Background: Cellular deconvolution of bulk RNA-sequencing (RNA-seq) data using single cell or nuclei RNA-seq (sc/snRNA-seq) reference data is an important strategy for estimating cell type composition in heterogeneous tissues, such as human brain. Computational methods for deconvolution have been developed and benchmarked against simulated data, pseudobulked sc/snRNA-seq data, or immunohistochemistry reference data. A major limitation in developing improved deconvolution algorithms has been the lack of integrated datasets with orthogonal measurements of gene expression and estimates of cell type proportions on the same tissue sample. Deconvolution algorithm performance has not yet been evaluated across different RNA extraction methods (cytosolic, nuclear, or whole cell RNA), different library preparation types (mRNA enrichment vs. ribosomal RNA depletion), or with matched single cell reference datasets.
Results: A rich multi-assay dataset was generated in postmortem human dorsolateral prefrontal cortex (DLPFC) from 22 tissue blocks. Assays included spatially-resolved transcriptomics, snRNA-seq, bulk RNA-seq (across six library/extraction RNA-seq combinations), and RNAScope/Immunofluorescence (RNAScope/IF) for six broad cell types. The Mean Ratio method, implemented in the DeconvoBuddies R package, was developed for selecting cell type marker genes. Six computational deconvolution algorithms were evaluated in DLPFC and predicted cell type proportions were compared to orthogonal RNAScope/IF measurements.

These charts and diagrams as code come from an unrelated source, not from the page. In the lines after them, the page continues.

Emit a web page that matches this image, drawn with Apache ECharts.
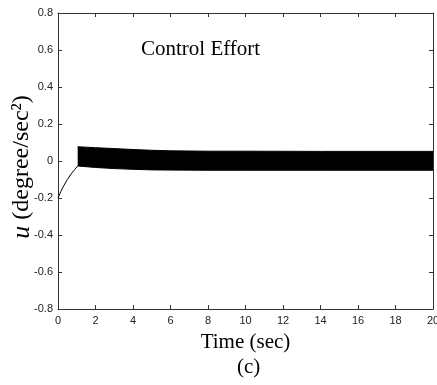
<!DOCTYPE html>
<html>
<head>
<meta charset="utf-8">
<script src="https://cdn.jsdelivr.net/npm/echarts@6/dist/echarts.min.js"></script>
<style>
html,body{margin:0;padding:0;background:#fff;}
#main{width:437px;height:385px;}
</style>
</head>
<body>
<div id="main"></div>
<script>
// initial transient (t < ~1 s)
var curveT = [0, 0.15, 0.3, 0.5, 0.7, 0.9, 1.05];
var curveU = [-0.2, -0.165, -0.135, -0.1, -0.07, -0.045, -0.027];
// chattering band envelope
var bandT = [1.05, 2, 3, 4, 5, 6, 8, 10, 14, 20];
var bandTop = [0.077, 0.072, 0.067, 0.062, 0.058, 0.055, 0.053, 0.053, 0.052, 0.052];
var bandBottom = [-0.027, -0.035, -0.041, -0.045, -0.048, -0.049, -0.05, -0.05, -0.05, -0.05];

function pairs(xs, ys){
    return xs.map(function(x, i){ return [x, ys[i]]; });
}

var axisCol = '#333';
var tickFont = {color:'#222', fontFamily:'Liberation Sans', fontSize:11};
var serif = 'Liberation Serif';

var myChart = echarts.init(document.getElementById('main'));

var opt = {
    animation:false,
    title:[{
        text:'Control Effort',
        left:136, top:34,
        textStyle:{fontFamily:serif, fontSize:21, fontWeight:'normal', color:'#000'}
    },{
        text:'(c)',
        left:232, top:352,
        textStyle:{fontFamily:serif, fontSize:21, fontWeight:'normal', color:'#000'}
    }],
    graphic:[{
        type:'text',
        x:22, y:167, rotation:Math.PI/2,
        style:{
            text:'{i|u} (degree/sec²)',
            fontFamily:serif, fontSize:24, fill:'#000',
            align:'center', verticalAlign:'middle',
            rich:{i:{fontFamily:serif, fontStyle:'italic', fontSize:26, fill:'#000'}}
        }
    }],
    grid:{left:58, right:4, top:13, bottom:76, outerBoundsMode:'none'},
    xAxis:[{
        type:'value', min:0, max:20, interval:2,
        name:'Time (sec)', nameLocation:'middle', nameGap:23,
        nameTextStyle:{fontFamily:serif, fontSize:21, color:'#000', padding:[0,0,0,0]},
        axisLine:{onZero:false, lineStyle:{color:axisCol}},
        axisTick:{inside:true, length:4, lineStyle:{color:axisCol}},
        axisLabel:Object.assign({margin:6}, tickFont),
        splitLine:{show:false}
    },{
        type:'value', min:0, max:20, interval:2, position:'top',
        axisLine:{onZero:false, lineStyle:{color:axisCol}},
        axisTick:{inside:true, length:4, lineStyle:{color:axisCol}},
        axisLabel:{show:false},
        splitLine:{show:false}
    }],
    yAxis:[{
        type:'value', min:-0.8, max:0.8, interval:0.2,
        axisLine:{onZero:false, lineStyle:{color:axisCol}},
        axisTick:{inside:true, length:4, lineStyle:{color:axisCol}},
        axisLabel:Object.assign({margin:5}, tickFont),
        splitLine:{show:false}
    },{
        type:'value', min:-0.8, max:0.8, interval:0.2, position:'right',
        axisLine:{onZero:false, lineStyle:{color:axisCol}},
        axisTick:{inside:true, length:4, lineStyle:{color:axisCol}},
        axisLabel:{show:false},
        splitLine:{show:false}
    }],
    series:[{
        type:'line', showSymbol:false,
        data:pairs(curveT, curveU),
        lineStyle:{color:'#000', width:1}
    },{
        type:'line', showSymbol:false,
        data:pairs(bandT, bandTop),
        lineStyle:{color:'#000', width:1},
        areaStyle:{color:'#000', opacity:1, origin:0}
    },{
        type:'line', showSymbol:false,
        data:pairs(bandT, bandBottom),
        lineStyle:{color:'#000', width:1},
        areaStyle:{color:'#000', opacity:1, origin:0}
    }]
};

myChart.setOption(opt);
</script>
</body>
</html>
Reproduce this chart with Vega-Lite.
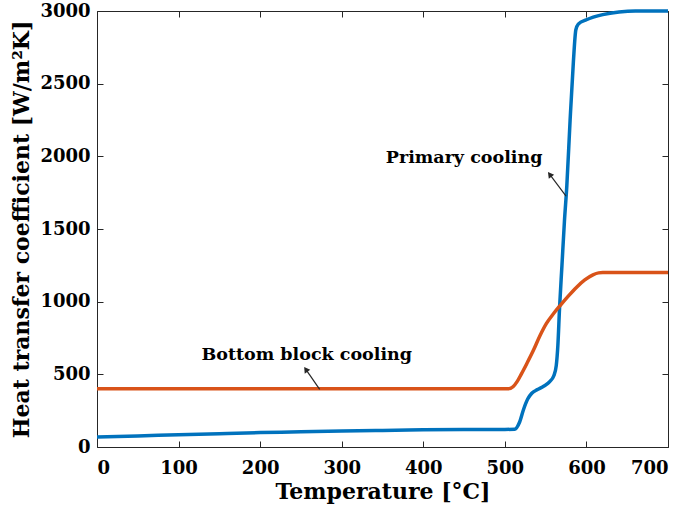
{
  "$schema": "https://vega.github.io/schema/vega-lite/v6.json",
  "autosize": "none",
  "width": 571,
  "height": 436,
  "padding": {"left": 97, "top": 11, "right": 17, "bottom": 74},
  "background": "white",
  "config": {
    "view": {"stroke": "#262626", "strokeWidth": 1},
    "axis": {
      "labelFont": "DejaVu Serif", "labelFontWeight": "bold", "labelFontSize": 18, "labelColor": "black",
      "titleFont": "DejaVu Serif", "titleFontWeight": "bold", "titleFontSize": 22, "titleColor": "black",
      "grid": false, "domain": false, "tickColor": "#262626", "tickSize": -6, "tickWidth": 1, "format": "d"
    }
  },
  "datasets": {
    "curves": [
      {"series": "Primary cooling", "T": 0, "h": 68},
      {"series": "Primary cooling", "T": 50, "h": 76},
      {"series": "Primary cooling", "T": 100, "h": 84},
      {"series": "Primary cooling", "T": 150, "h": 92},
      {"series": "Primary cooling", "T": 200, "h": 99},
      {"series": "Primary cooling", "T": 250, "h": 105},
      {"series": "Primary cooling", "T": 300, "h": 110},
      {"series": "Primary cooling", "T": 350, "h": 114},
      {"series": "Primary cooling", "T": 400, "h": 118},
      {"series": "Primary cooling", "T": 450, "h": 120},
      {"series": "Primary cooling", "T": 500, "h": 121},
      {"series": "Primary cooling", "T": 512, "h": 122},
      {"series": "Primary cooling", "T": 518, "h": 170},
      {"series": "Primary cooling", "T": 523, "h": 260},
      {"series": "Primary cooling", "T": 528, "h": 330},
      {"series": "Primary cooling", "T": 533, "h": 370},
      {"series": "Primary cooling", "T": 540, "h": 395},
      {"series": "Primary cooling", "T": 548, "h": 420},
      {"series": "Primary cooling", "T": 555, "h": 450},
      {"series": "Primary cooling", "T": 560, "h": 490},
      {"series": "Primary cooling", "T": 563, "h": 560},
      {"series": "Primary cooling", "T": 565, "h": 700},
      {"series": "Primary cooling", "T": 567, "h": 950},
      {"series": "Primary cooling", "T": 570, "h": 1250},
      {"series": "Primary cooling", "T": 573, "h": 1550},
      {"series": "Primary cooling", "T": 576, "h": 1800},
      {"series": "Primary cooling", "T": 580, "h": 2250},
      {"series": "Primary cooling", "T": 584, "h": 2650},
      {"series": "Primary cooling", "T": 587, "h": 2870},
      {"series": "Primary cooling", "T": 590, "h": 2910},
      {"series": "Primary cooling", "T": 600, "h": 2940},
      {"series": "Primary cooling", "T": 620, "h": 2975},
      {"series": "Primary cooling", "T": 640, "h": 2993},
      {"series": "Primary cooling", "T": 660, "h": 3000},
      {"series": "Primary cooling", "T": 700, "h": 3000},
      {"series": "Bottom block cooling", "T": 0, "h": 400},
      {"series": "Bottom block cooling", "T": 504, "h": 400},
      {"series": "Bottom block cooling", "T": 510, "h": 415},
      {"series": "Bottom block cooling", "T": 515, "h": 450},
      {"series": "Bottom block cooling", "T": 520, "h": 500},
      {"series": "Bottom block cooling", "T": 527, "h": 575},
      {"series": "Bottom block cooling", "T": 535, "h": 665},
      {"series": "Bottom block cooling", "T": 543, "h": 765},
      {"series": "Bottom block cooling", "T": 551, "h": 850},
      {"series": "Bottom block cooling", "T": 560, "h": 920},
      {"series": "Bottom block cooling", "T": 568, "h": 975},
      {"series": "Bottom block cooling", "T": 578, "h": 1040},
      {"series": "Bottom block cooling", "T": 588, "h": 1100},
      {"series": "Bottom block cooling", "T": 598, "h": 1150},
      {"series": "Bottom block cooling", "T": 608, "h": 1185},
      {"series": "Bottom block cooling", "T": 615, "h": 1198},
      {"series": "Bottom block cooling", "T": 620, "h": 1200},
      {"series": "Bottom block cooling", "T": 700, "h": 1200}
    ],
    "labels": [
      {"label": "Primary cooling", "T": 354, "h": 1986},
      {"label": "Bottom block cooling", "T": 128, "h": 630}
    ],
    "arrow1": [{"T": 575, "h": 1726, "T2": 555, "h2": 1876}],
    "arrow2": [{"T": 273, "h": 397, "T2": 256, "h2": 534}]
  },
  "layer": [
    {
      "data": {"name": "curves"},
      "mark": {"type": "line", "strokeWidth": 3.5, "interpolate": "monotone"},
      "encoding": {
        "x": {"field": "T", "type": "quantitative", "scale": {"domain": [0, 700], "nice": false},
              "axis": {"values": [0,100,200,300,400,500,600,700], "title": "Temperature [°C]", "labelPadding": 18, "titlePadding": 4}},
        "y": {"field": "h", "type": "quantitative", "scale": {"domain": [0, 3000], "nice": false},
              "axis": {"values": [0,500,1000,1500,2000,2500,3000], "title": "Heat transfer coefficient [W/m²K]", "labelPadding": 13, "titlePadding": 6}},
        "color": {"field": "series", "type": "nominal", "legend": null,
                  "scale": {"domain": ["Primary cooling", "Bottom block cooling"], "range": ["#0072BD", "#D95319"]}},
        "detail": {"field": "series"}
      }
    },
    {
      "data": {"name": "curves"},
      "mark": {"type": "line", "opacity": 0},
      "encoding": {
        "x": {"field": "T", "type": "quantitative",
              "axis": {"orient": "top", "values": [0,100,200,300,400,500,600,700], "labels": false, "title": null}},
        "y": {"field": "h", "type": "quantitative",
              "axis": {"orient": "right", "values": [0,500,1000,1500,2000,2500,3000], "labels": false, "title": null}},
        "detail": {"field": "series"}
      }
    },
    {
      "data": {"name": "labels"},
      "mark": {"type": "text", "align": "left", "baseline": "middle", "font": "DejaVu Serif", "fontWeight": "bold", "fontSize": 17.5, "color": "black"},
      "encoding": {
        "x": {"field": "T", "type": "quantitative", "axis": null},
        "y": {"field": "h", "type": "quantitative", "axis": null},
        "text": {"field": "label"}
      }
    },
    {
      "data": {"name": "arrow1"},
      "layer": [
        {"mark": {"type": "rule", "color": "#262626", "strokeWidth": 1.2},
         "encoding": {"x": {"field": "T", "type": "quantitative", "axis": null}, "y": {"field": "h", "type": "quantitative", "axis": null},
                      "x2": {"field": "T2"}, "y2": {"field": "h2"}}},
        {"mark": {"type": "point", "shape": "triangle-up", "filled": true, "color": "#262626", "size": 45, "angle": 323, "opacity": 1},
         "encoding": {"x": {"field": "T2", "type": "quantitative", "axis": null}, "y": {"field": "h2", "type": "quantitative", "axis": null}}}
      ]
    },
    {
      "data": {"name": "arrow2"},
      "layer": [
        {"mark": {"type": "rule", "color": "#262626", "strokeWidth": 1.2},
         "encoding": {"x": {"field": "T", "type": "quantitative", "axis": null}, "y": {"field": "h", "type": "quantitative", "axis": null},
                      "x2": {"field": "T2"}, "y2": {"field": "h2"}}},
        {"mark": {"type": "point", "shape": "triangle-up", "filled": true, "color": "#262626", "size": 45, "angle": 325, "opacity": 1},
         "encoding": {"x": {"field": "T2", "type": "quantitative", "axis": null}, "y": {"field": "h2", "type": "quantitative", "axis": null}}}
      ]
    }
  ],
  "resolve": {"axis": {"x": "independent", "y": "independent"}}
}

Conclusions: Bisque and hspe were the most accurate methods, were robust to differences in RNA library types and extractions. This multi-assay dataset showed that cell size differences, marker genes differentially quantified across RNA libraries, and cell composition variability in reference snRNA-seq impact the accuracy of current deconvolution methods.
Keywords: Deconvolution; RNA-seq; RNAScope; benchmark; human brain; immunofluorescence; multi-assay; smFISH; snRNA-seq; transcriptomics.